Members of the ESP team recently enjoyed an interesting and challenging walk through the ‘hidden valley of Bishopston’. This secret world of limestone caves, underground rivers and ancient woodland leads to one of Gower’s most beautiful, but secluded beaches, Pwll Du Bay; a former limestone quarry that exported limestone to Devon until 1902.
”The Bishopston Valley starts in the village of Kittle Hill and heads south below the town of Bishopston before reaching the sea at Pwll Du Bay. Parking near St Teilo’s church gives easy access to the main features of the valley. Numerous well signed footpaths wind their way through the valley giving good access from the local roads, and in the mid section of the valley the normally dry river bed makes a fine natural footpath.
Pwll Du Bay, Gower
The Bishopston Valley is owned by the National Trust giving excellent access and making any visit to the karst features of the area a most worthwhile venture, even if not heading underground. Near the top of the valley, the Bishopston Stream is engulfed through several sinks and the dry streambed is followed down the gentle slope of this deciduous wooded valley until the water eventually re-emerges after its brief journey underground.
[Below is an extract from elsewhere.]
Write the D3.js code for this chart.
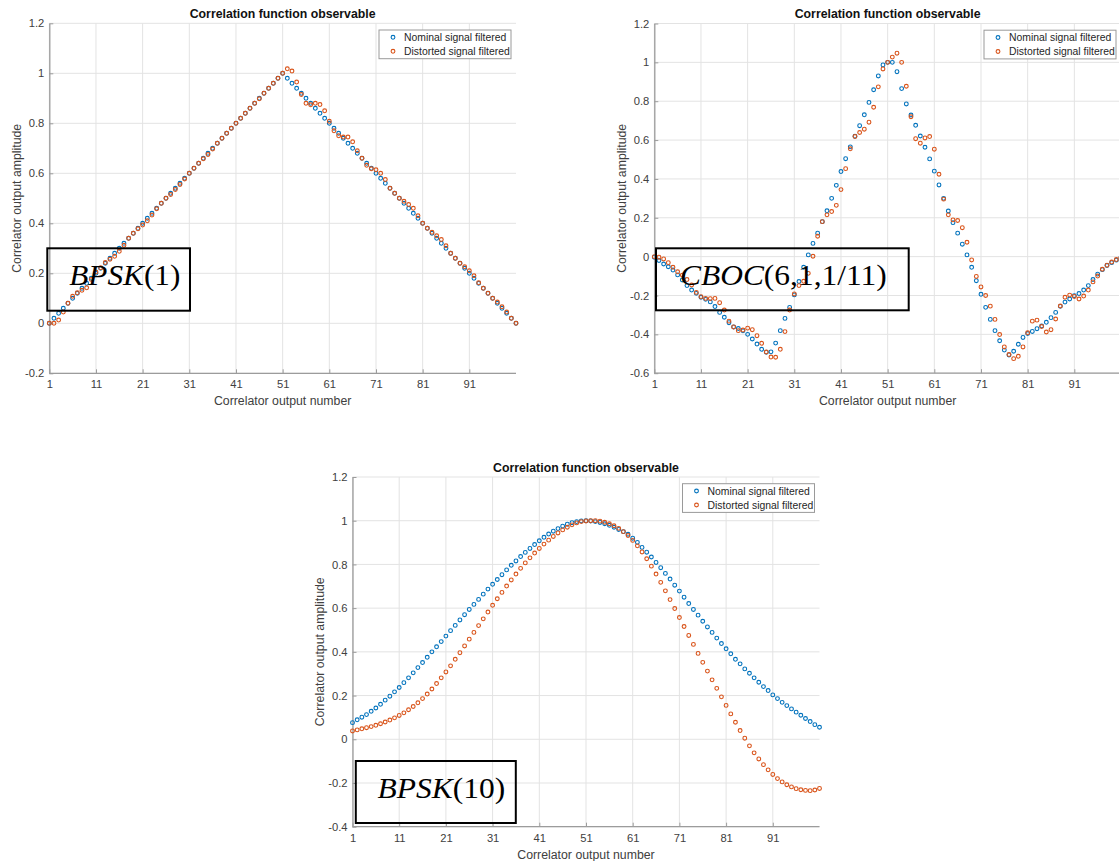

The massive Daw Pits are a feature quite unique to this valley, with four of these located to the side of the dry stream. The deep vertical sided pits are karst features formed by the underground course of the stream and are densely wooded. The upper pit is located on private land, but can still be viewed from a footpath that leads down from the village. The Lower Daw Pit is the largest of the four with the woodland footpath passing close by to give a impressive view.
The caves and hydrology of the area has significantly changed at the top of the valley with the excavation of a large area of limestone in Barland Quarry at the top of the valley. This has destroyed Ogof Bishopston, some 460 metres of sporting cave and also moved the point at which most of the Bishopston Stream sinks. A new section of cave – Barland Quarry cave has now been uncovered beside the entrance to the quarry. The quarry is now in the process of being filled with demolition rubble”. Caves of the Bishopston Valley, www.ogof.org.uk
The Lower Daw Pit is the largest of the four pits and a walk down the valley following the dry riverbed will bring you to the northeast edge of the pit where giving a great vantage point for this huge void. An 8 m climb down allows you to enter the pit and marvel at the 20 m high cliffs that form the western side.
The entrance to Guzzle Hole is fairly large, about 5 m wide and 2 m high and soon gets lower where the underground stream is encountered. The stream then sinks immediately through a rock filled bedding plane on the left to carry on into Meander Cave a little further down the valley.